We’re camping at Palo Verde County Park which is nestled between Hwy 78 and the Colorado River a couple of miles from the Cibola Wildlife Refuge. It looked like there was no charge for camping - no host, no posted fee, no iron ranger box; but just before we left (after a week), a ranger pulled in and quoted us the rate ($10 night!). Luckily, he only charged us for about 3 nights - a lot more reasonable. There’s a boat ramp, bathrooms, a dumpster and access points to the river. Sat in the sun by my trailer watching the birds (White Herons, Great Blue Herons, Scoots, Grebes, Northern Pintails) and listening to a bunch more we couldn’t see (finally Julie spotted the 2 Great Horned Owls that roost in the trees near us). Occasionally, small fishing boats would troll or float by. All in all a very pleasant stay.

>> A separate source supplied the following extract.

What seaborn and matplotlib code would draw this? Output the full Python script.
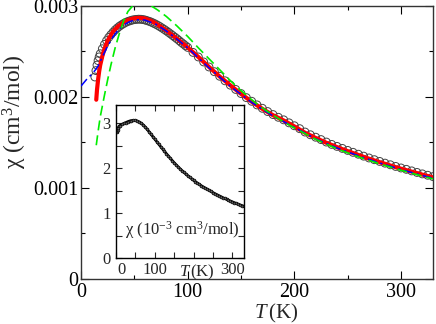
import numpy as np
import matplotlib
matplotlib.use("Agg")
import matplotlib.pyplot as plt
import pandas as pd
import seaborn as sns
from matplotlib.ticker import MultipleLocator

# measured chi (open circles), units 1e-3 cm^3/mol
T_exp = [13, 14, 15, 16, 17, 18, 20, 22, 24, 26, 28, 30, 32, 34, 36, 38, 40, 42, 44, 46,
         48, 50, 52, 54, 56, 58, 60, 62, 64, 66, 68, 70, 72, 74, 76, 78, 80, 82, 84, 86,
         88, 90, 92, 94, 96, 98, 100, 105, 110, 115, 120, 125, 130, 135, 140, 145, 150,
         155, 160, 165, 170, 175, 180, 185, 190, 195, 200, 205, 210, 215, 220, 225, 230,
         235, 240, 245, 250, 255, 260, 265, 270, 275, 280, 285, 290, 295, 300, 305, 310,
         315, 320, 325, 330]
chi_exp = [2.22, 2.29, 2.35, 2.40, 2.44, 2.475, 2.53, 2.578, 2.62, 2.655, 2.685, 2.712,
           2.737, 2.758, 2.777, 2.793, 2.807, 2.82, 2.83, 2.838, 2.845, 2.85, 2.853, 2.855,
           2.854, 2.851, 2.846, 2.839, 2.831, 2.822, 2.811, 2.80, 2.787, 2.773, 2.758,
           2.743, 2.727, 2.71, 2.693, 2.675, 2.657, 2.639, 2.62, 2.60, 2.582, 2.563, 2.545,
           2.49, 2.44, 2.385, 2.33, 2.278, 2.228, 2.178, 2.13, 2.083, 2.038, 1.993, 1.953,
           1.913, 1.876, 1.84, 1.807, 1.777, 1.749, 1.716, 1.684, 1.652, 1.615, 1.585,
           1.558, 1.532, 1.505, 1.479, 1.457, 1.435, 1.413, 1.392, 1.371, 1.35, 1.33,
           1.311, 1.292, 1.273, 1.255, 1.237, 1.22, 1.205, 1.188, 1.171, 1.155, 1.14, 1.125]

# fit curves
T_red = [14.3, 15, 16, 17, 18, 20, 22, 25, 30, 35, 40, 45, 50, 55, 60, 65, 70, 80, 90, 100,
         110, 120, 130, 140, 150, 160, 170, 180, 190, 200, 210, 220, 230, 240, 250, 260,
         270, 280, 290, 300, 310, 320, 330]
chi_red = [1.97, 2.08, 2.19, 2.28, 2.35, 2.45, 2.53, 2.62, 2.72, 2.78, 2.82, 2.85, 2.865,
           2.87, 2.862, 2.84, 2.81, 2.73, 2.64, 2.545, 2.44, 2.33, 2.225, 2.128, 2.035,
           1.948, 1.87, 1.80, 1.742, 1.677, 1.607, 1.55, 1.497, 1.449, 1.405, 1.363,
           1.322, 1.284, 1.247, 1.212, 1.18, 1.147, 1.117]

T_blue = [0, 5, 10, 13, 16, 20, 25, 30, 35, 40, 45, 50, 55, 60, 70, 80, 90, 100, 120, 140,
          160, 180, 200, 220, 240, 260, 280, 300, 320, 330]
chi_blue = [2.12, 2.19, 2.25, 2.29, 2.34, 2.44, 2.56, 2.66, 2.74, 2.79, 2.825, 2.845, 2.85,
            2.845, 2.80, 2.725, 2.635, 2.54, 2.32, 2.118, 1.94, 1.792, 1.667, 1.54, 1.44,
            1.354, 1.275, 1.203, 1.138, 1.108]

T_green = [14.3, 16, 18, 20, 22, 25, 28, 32, 36, 40, 44, 48, 52, 56, 60, 66, 72, 80, 90,
           100, 110, 120, 130, 140, 150, 160, 170, 180, 190, 200, 220, 240, 260, 280, 300,
           320, 330]
chi_green = [1.47, 1.62, 1.78, 1.90, 2.02, 2.19, 2.35, 2.54, 2.70, 2.84, 2.94, 2.995,
             3.025, 3.033, 3.025, 3.00, 2.955, 2.885, 2.78, 2.665, 2.54, 2.42, 2.30, 2.18,
             2.07, 1.97, 1.88, 1.80, 1.728, 1.66, 1.535, 1.43, 1.343, 1.265, 1.195, 1.13,
             1.10]

# inset data (1e-3 cm^3/mol)
T_in = [2, 3, 4, 5, 6, 8, 10, 15, 20, 25, 30, 35, 40, 45, 50, 55, 60, 65, 70, 75, 80, 85,
        90, 95, 100, 105, 110, 115, 120, 125, 130, 135, 140, 145, 150, 155, 160, 165, 170,
        175, 180, 185, 190, 195, 200, 205, 210, 215, 220, 225, 230, 235, 240, 245, 250,
        255, 260, 265, 270, 275, 280, 285, 290, 295, 300, 305, 310, 315, 320, 325, 330]
chi_in = [2.80, 2.82, 2.85, 2.88, 2.90, 2.93, 2.945, 2.97, 2.99, 3.01, 3.03, 3.045, 3.055,
          3.06, 3.058, 3.045, 3.025, 2.995, 2.96, 2.915, 2.865, 2.81, 2.755, 2.70, 2.645,
          2.59, 2.535, 2.48, 2.428, 2.375, 2.322, 2.27, 2.218, 2.17, 2.12, 2.075, 2.03,
          1.988, 1.948, 1.91, 1.872, 1.836, 1.80, 1.766, 1.733, 1.70, 1.67, 1.64, 1.612,
          1.585, 1.56, 1.535, 1.51, 1.485, 1.46, 1.437, 1.415, 1.393, 1.372, 1.35, 1.33,
          1.31, 1.29, 1.272, 1.255, 1.237, 1.22, 1.203, 1.187, 1.172, 1.157]

sns.set_style("ticks")
plt.rcParams['font.family'] = ['Liberation Serif', 'DejaVu Serif']
plt.rcParams['mathtext.fontset'] = 'custom'
plt.rcParams['mathtext.rm'] = 'Liberation Serif'
plt.rcParams['mathtext.it'] = 'Liberation Serif:italic'

fig = plt.figure(figsize=(4.36, 3.24), dpi=100)
ax = fig.add_axes([0.1858, 0.1389, 0.8073, 0.8426])

exp = pd.DataFrame({'T': T_exp, 'chi': np.array(chi_exp) * 1e-3})
sns.scatterplot(data=exp, x='T', y='chi', ax=ax, marker='o', s=32, facecolors='none',
                edgecolor='#444444', linewidth=0.7, zorder=2)
sns.lineplot(x=T_red, y=np.array(chi_red) * 1e-3, ax=ax, color='red', lw=3.0,
             estimator=None, sort=False, zorder=3)
sns.lineplot(x=T_blue, y=np.array(chi_blue) * 1e-3, ax=ax, color='blue', lw=1.1,
             dashes=False, estimator=None, sort=False, zorder=4)
ax.lines[-1].set_linestyle((0, (6, 2.5, 1.5, 2.5)))
sns.lineplot(x=T_green, y=np.array(chi_green) * 1e-3, ax=ax, color='#00ee00', lw=1.2,
             estimator=None, sort=False, zorder=5)
ax.lines[-1].set_linestyle((0, (6, 3)))

ax.set_xlim(0, 330)
ax.set_ylim(0, 0.003)
ax.xaxis.set_major_locator(MultipleLocator(100))
ax.xaxis.set_minor_locator(MultipleLocator(50))
ax.set_yticks([0, 0.001, 0.002, 0.003])
ax.set_yticklabels(['0', '0.001', '0.002', '0.003'])
ax.yaxis.set_minor_locator(MultipleLocator(0.0005))
ax.tick_params(which='both', direction='in', top=True, right=True, width=0.8,
               labelsize=14.5, colors='black')
ax.tick_params(which='major', length=6)
ax.tick_params(which='minor', length=3.2)
ax.tick_params(axis='y', pad=2)
ax.tick_params(axis='x', pad=3)
for s in ax.spines.values():
    s.set_linewidth(1.0)
    s.set_color('#333333')
ax.set_xlabel(r'$T\,$(K)', fontsize=15)
ax.set_ylabel(r'χ (cm$^3$/mol)', fontsize=17)
ax.xaxis.set_label_coords(0.554, -0.084)
ax.yaxis.set_label_coords(-0.148, 0.613)

# inset
axi = fig.add_axes([0.266, 0.2022, 0.2936, 0.4738])
sns.lineplot(x=T_in, y=chi_in, ax=axi, color='black', lw=1.9, marker='o', ms=2.0,
             mfc='#666666', mec='black', mew=0.5, estimator=None, sort=False)
axi.set_xlim(0, 330)
axi.set_ylim(0, 3.4)
axi.set_xticks([0, 50, 100, 150, 200, 250, 300])
axi.set_xticklabels(['', '', '100', '', '', '', '300'])
axi.set_yticks([0, 1, 2, 3])
axi.set_yticklabels(['0', '1', '2', '3'])
axi.yaxis.set_minor_locator(MultipleLocator(0.5))
axi.tick_params(which='both', direction='in', top=True, right=True, width=0.8,
                length=4.5, labelsize=12)
axi.tick_params(axis='y', pad=4)
axi.tick_params(axis='x', pad=2.5)
for s in axi.spines.values():
    s.set_linewidth(1.0)
    s.set_color('black')
axi.set_xlabel('')
axi.set_ylabel('')
axi.text(15.5, -0.025, '0', fontsize=12, ha='center', va='top',
         transform=axi.get_xaxis_transform())
axi.text(209, -0.025, r'$T\,$(K)', fontsize=12, ha='center', va='top',
         transform=axi.get_xaxis_transform())
axi.text(0.52, 0.185, r'χ (10$^{-3}$ cm$^3$/mol)', fontsize=12, ha='center',
         va='center', transform=axi.transAxes)

fig.savefig('out.png', dpi=100)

|The view from my campsite|
Just South of the county park we stayed is Palo Verde Oxbow Park at the turn onto Baseline Road which leads to the refuge. Oxbow Park is a good size BLM run campground ($15 night/$7.50 with the Senior Pass). We found more boon-docking on the way to the refuge; a large sandy area just after and to the right after crossing a one way bridge on Baseline Road; and also across a cattle guard opposite the refuge visitor center.
Cibola Wildlife Refuge
Even though we were visiting a bit after peak season, we saw a lot of birds on the Auto Tour - a 3 mile loop passing a pond, going through alfalfa fields that are flooded during the winter for the birds, and past many constructed burrows for the Burrowing Owl population. There is also a 1/2 mile walking tour through the desert but we were advised that a bobcat has been seen there and not to take Scruffy unless we carried hiking sticks – we decided to do the walk another day, maybe without the dog.
While there weren’t a ton of birds at the ‘loafing pond’, being a beginning birder, I sure saw a lot of different birds to add to my list.
This was one of the smaller constructions – maybe a studio apartment; some were more like large condominiums with lots of pipe for burrows and many crossed sticks for perches.